++++ DATA BLOCK
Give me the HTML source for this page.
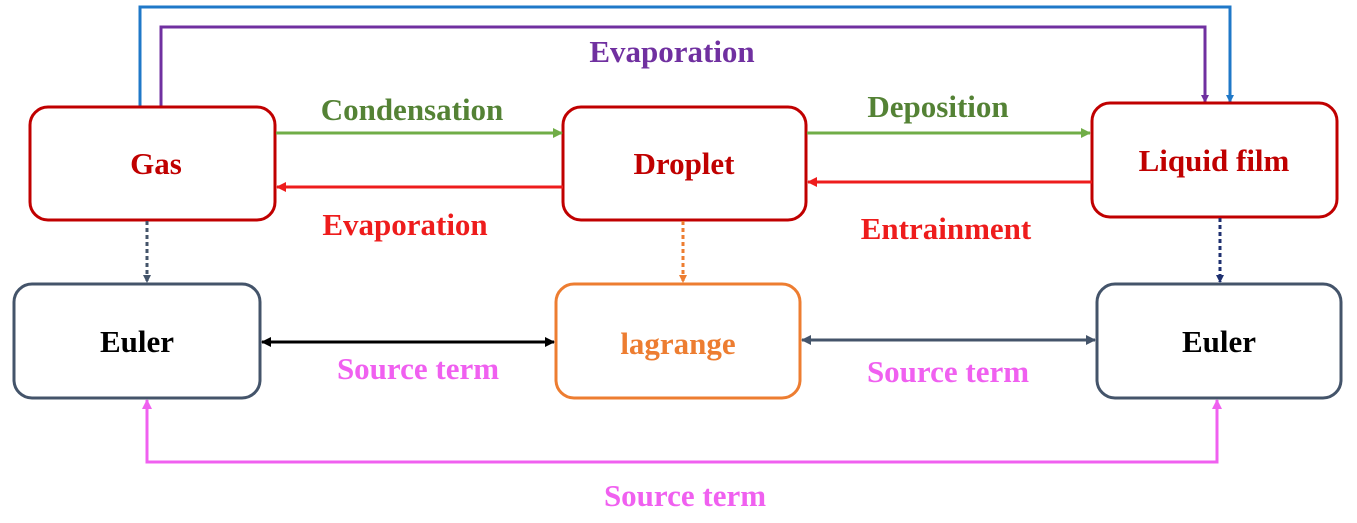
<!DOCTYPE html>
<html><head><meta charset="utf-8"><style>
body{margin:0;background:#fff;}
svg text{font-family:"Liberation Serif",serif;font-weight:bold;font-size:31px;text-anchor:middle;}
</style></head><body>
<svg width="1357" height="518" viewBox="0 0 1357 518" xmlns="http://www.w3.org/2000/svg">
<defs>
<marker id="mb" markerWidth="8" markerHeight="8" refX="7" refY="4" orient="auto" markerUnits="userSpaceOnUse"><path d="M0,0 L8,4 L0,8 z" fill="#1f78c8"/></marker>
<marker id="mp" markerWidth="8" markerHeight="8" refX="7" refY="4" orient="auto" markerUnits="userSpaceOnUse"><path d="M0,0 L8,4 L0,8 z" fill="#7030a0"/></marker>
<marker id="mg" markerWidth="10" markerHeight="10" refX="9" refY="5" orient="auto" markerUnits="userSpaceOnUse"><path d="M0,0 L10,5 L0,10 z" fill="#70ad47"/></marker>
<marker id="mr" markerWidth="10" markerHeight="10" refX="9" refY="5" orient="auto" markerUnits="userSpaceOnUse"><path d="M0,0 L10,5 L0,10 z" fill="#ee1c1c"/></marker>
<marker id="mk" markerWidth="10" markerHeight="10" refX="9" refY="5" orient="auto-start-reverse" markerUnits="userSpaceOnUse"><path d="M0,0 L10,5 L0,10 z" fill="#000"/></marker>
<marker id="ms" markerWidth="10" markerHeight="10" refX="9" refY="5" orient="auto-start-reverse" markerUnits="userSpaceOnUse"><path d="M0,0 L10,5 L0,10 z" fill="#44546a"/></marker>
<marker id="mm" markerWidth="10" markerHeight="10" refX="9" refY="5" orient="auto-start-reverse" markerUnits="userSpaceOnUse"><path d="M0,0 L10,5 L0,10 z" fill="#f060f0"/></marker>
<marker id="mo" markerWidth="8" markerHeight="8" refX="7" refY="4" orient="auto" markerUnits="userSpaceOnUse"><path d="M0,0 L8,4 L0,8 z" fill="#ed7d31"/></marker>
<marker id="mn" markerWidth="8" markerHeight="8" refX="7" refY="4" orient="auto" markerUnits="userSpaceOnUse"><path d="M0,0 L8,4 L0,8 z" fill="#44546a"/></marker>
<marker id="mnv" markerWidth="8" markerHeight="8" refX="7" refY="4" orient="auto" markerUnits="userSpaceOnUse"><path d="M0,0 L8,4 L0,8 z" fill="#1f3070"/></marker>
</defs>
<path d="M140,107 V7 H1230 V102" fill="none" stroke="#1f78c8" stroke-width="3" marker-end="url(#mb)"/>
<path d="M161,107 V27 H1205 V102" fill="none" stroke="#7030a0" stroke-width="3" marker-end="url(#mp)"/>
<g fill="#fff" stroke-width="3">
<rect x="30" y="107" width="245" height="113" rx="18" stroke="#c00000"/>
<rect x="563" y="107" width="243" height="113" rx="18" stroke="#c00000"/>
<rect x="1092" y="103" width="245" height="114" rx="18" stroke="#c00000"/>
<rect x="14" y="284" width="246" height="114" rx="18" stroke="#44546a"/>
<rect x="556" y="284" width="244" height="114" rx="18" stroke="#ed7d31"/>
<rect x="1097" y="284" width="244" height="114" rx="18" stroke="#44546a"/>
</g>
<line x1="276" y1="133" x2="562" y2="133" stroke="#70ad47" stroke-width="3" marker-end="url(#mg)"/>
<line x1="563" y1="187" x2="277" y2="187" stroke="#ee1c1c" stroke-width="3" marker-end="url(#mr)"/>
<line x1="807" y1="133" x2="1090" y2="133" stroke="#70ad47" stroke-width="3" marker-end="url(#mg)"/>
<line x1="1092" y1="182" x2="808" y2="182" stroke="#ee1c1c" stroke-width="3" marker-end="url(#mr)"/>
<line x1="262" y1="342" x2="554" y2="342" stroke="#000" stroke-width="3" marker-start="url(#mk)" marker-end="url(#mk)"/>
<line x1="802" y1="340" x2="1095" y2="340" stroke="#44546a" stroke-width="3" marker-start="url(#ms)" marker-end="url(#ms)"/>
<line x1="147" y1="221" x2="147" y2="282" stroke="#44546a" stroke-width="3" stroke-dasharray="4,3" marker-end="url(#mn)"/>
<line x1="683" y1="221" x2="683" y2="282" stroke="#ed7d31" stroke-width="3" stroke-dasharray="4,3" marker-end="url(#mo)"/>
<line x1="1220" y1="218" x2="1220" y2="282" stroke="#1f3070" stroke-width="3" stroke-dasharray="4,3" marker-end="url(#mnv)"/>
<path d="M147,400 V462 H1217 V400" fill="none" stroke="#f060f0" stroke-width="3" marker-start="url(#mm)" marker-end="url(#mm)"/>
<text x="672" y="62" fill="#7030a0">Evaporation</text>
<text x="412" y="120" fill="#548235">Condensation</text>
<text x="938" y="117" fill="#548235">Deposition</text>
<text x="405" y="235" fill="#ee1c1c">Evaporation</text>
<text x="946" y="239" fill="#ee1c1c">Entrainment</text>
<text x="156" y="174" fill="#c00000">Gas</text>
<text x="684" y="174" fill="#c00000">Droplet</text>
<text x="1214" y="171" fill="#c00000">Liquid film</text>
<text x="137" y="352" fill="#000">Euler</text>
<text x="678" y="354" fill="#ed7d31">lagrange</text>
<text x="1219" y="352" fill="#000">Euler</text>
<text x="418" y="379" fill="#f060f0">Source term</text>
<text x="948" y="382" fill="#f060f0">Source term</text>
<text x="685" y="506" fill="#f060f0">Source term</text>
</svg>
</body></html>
++++++++
WHAT IS NEEDED
Omit the pictures and give the material again, exactly and in full.

COMPLETED TASK
Give me the HTML source for this page.
<!DOCTYPE html>
<html><head><meta charset="utf-8"><style>
body{margin:0;background:#fff;}
svg text{font-family:"Liberation Serif",serif;font-weight:bold;font-size:31px;text-anchor:middle;}
</style></head><body>
<svg width="1357" height="518" viewBox="0 0 1357 518" xmlns="http://www.w3.org/2000/svg">
<defs>
<marker id="mb" markerWidth="8" markerHeight="8" refX="7" refY="4" orient="auto" markerUnits="userSpaceOnUse"><path d="M0,0 L8,4 L0,8 z" fill="#1f78c8"/></marker>
<marker id="mp" markerWidth="8" markerHeight="8" refX="7" refY="4" orient="auto" markerUnits="userSpaceOnUse"><path d="M0,0 L8,4 L0,8 z" fill="#7030a0"/></marker>
<marker id="mg" markerWidth="10" markerHeight="10" refX="9" refY="5" orient="auto" markerUnits="userSpaceOnUse"><path d="M0,0 L10,5 L0,10 z" fill="#70ad47"/></marker>
<marker id="mr" markerWidth="10" markerHeight="10" refX="9" refY="5" orient="auto" markerUnits="userSpaceOnUse"><path d="M0,0 L10,5 L0,10 z" fill="#ee1c1c"/></marker>
<marker id="mk" markerWidth="10" markerHeight="10" refX="9" refY="5" orient="auto-start-reverse" markerUnits="userSpaceOnUse"><path d="M0,0 L10,5 L0,10 z" fill="#000"/></marker>
<marker id="ms" markerWidth="10" markerHeight="10" refX="9" refY="5" orient="auto-start-reverse" markerUnits="userSpaceOnUse"><path d="M0,0 L10,5 L0,10 z" fill="#44546a"/></marker>
<marker id="mm" markerWidth="10" markerHeight="10" refX="9" refY="5" orient="auto-start-reverse" markerUnits="userSpaceOnUse"><path d="M0,0 L10,5 L0,10 z" fill="#f060f0"/></marker>
<marker id="mo" markerWidth="8" markerHeight="8" refX="7" refY="4" orient="auto" markerUnits="userSpaceOnUse"><path d="M0,0 L8,4 L0,8 z" fill="#ed7d31"/></marker>
<marker id="mn" markerWidth="8" markerHeight="8" refX="7" refY="4" orient="auto" markerUnits="userSpaceOnUse"><path d="M0,0 L8,4 L0,8 z" fill="#44546a"/></marker>
<marker id="mnv" markerWidth="8" markerHeight="8" refX="7" refY="4" orient="auto" markerUnits="userSpaceOnUse"><path d="M0,0 L8,4 L0,8 z" fill="#1f3070"/></marker>
</defs>
<path d="M140,107 V7 H1230 V102" fill="none" stroke="#1f78c8" stroke-width="3" marker-end="url(#mb)"/>
<path d="M161,107 V27 H1205 V102" fill="none" stroke="#7030a0" stroke-width="3" marker-end="url(#mp)"/>
<g fill="#fff" stroke-width="3">
<rect x="30" y="107" width="245" height="113" rx="18" stroke="#c00000"/>
<rect x="563" y="107" width="243" height="113" rx="18" stroke="#c00000"/>
<rect x="1092" y="103" width="245" height="114" rx="18" stroke="#c00000"/>
<rect x="14" y="284" width="246" height="114" rx="18" stroke="#44546a"/>
<rect x="556" y="284" width="244" height="114" rx="18" stroke="#ed7d31"/>
<rect x="1097" y="284" width="244" height="114" rx="18" stroke="#44546a"/>
</g>
<line x1="276" y1="133" x2="562" y2="133" stroke="#70ad47" stroke-width="3" marker-end="url(#mg)"/>
<line x1="563" y1="187" x2="277" y2="187" stroke="#ee1c1c" stroke-width="3" marker-end="url(#mr)"/>
<line x1="807" y1="133" x2="1090" y2="133" stroke="#70ad47" stroke-width="3" marker-end="url(#mg)"/>
<line x1="1092" y1="182" x2="808" y2="182" stroke="#ee1c1c" stroke-width="3" marker-end="url(#mr)"/>
<line x1="262" y1="342" x2="554" y2="342" stroke="#000" stroke-width="3" marker-start="url(#mk)" marker-end="url(#mk)"/>
<line x1="802" y1="340" x2="1095" y2="340" stroke="#44546a" stroke-width="3" marker-start="url(#ms)" marker-end="url(#ms)"/>
<line x1="147" y1="221" x2="147" y2="282" stroke="#44546a" stroke-width="3" stroke-dasharray="4,3" marker-end="url(#mn)"/>
<line x1="683" y1="221" x2="683" y2="282" stroke="#ed7d31" stroke-width="3" stroke-dasharray="4,3" marker-end="url(#mo)"/>
<line x1="1220" y1="218" x2="1220" y2="282" stroke="#1f3070" stroke-width="3" stroke-dasharray="4,3" marker-end="url(#mnv)"/>
<path d="M147,400 V462 H1217 V400" fill="none" stroke="#f060f0" stroke-width="3" marker-start="url(#mm)" marker-end="url(#mm)"/>
<text x="672" y="62" fill="#7030a0">Evaporation</text>
<text x="412" y="120" fill="#548235">Condensation</text>
<text x="938" y="117" fill="#548235">Deposition</text>
<text x="405" y="235" fill="#ee1c1c">Evaporation</text>
<text x="946" y="239" fill="#ee1c1c">Entrainment</text>
<text x="156" y="174" fill="#c00000">Gas</text>
<text x="684" y="174" fill="#c00000">Droplet</text>
<text x="1214" y="171" fill="#c00000">Liquid film</text>
<text x="137" y="352" fill="#000">Euler</text>
<text x="678" y="354" fill="#ed7d31">lagrange</text>
<text x="1219" y="352" fill="#000">Euler</text>
<text x="418" y="379" fill="#f060f0">Source term</text>
<text x="948" y="382" fill="#f060f0">Source term</text>
<text x="685" y="506" fill="#f060f0">Source term</text>
</svg>
</body></html>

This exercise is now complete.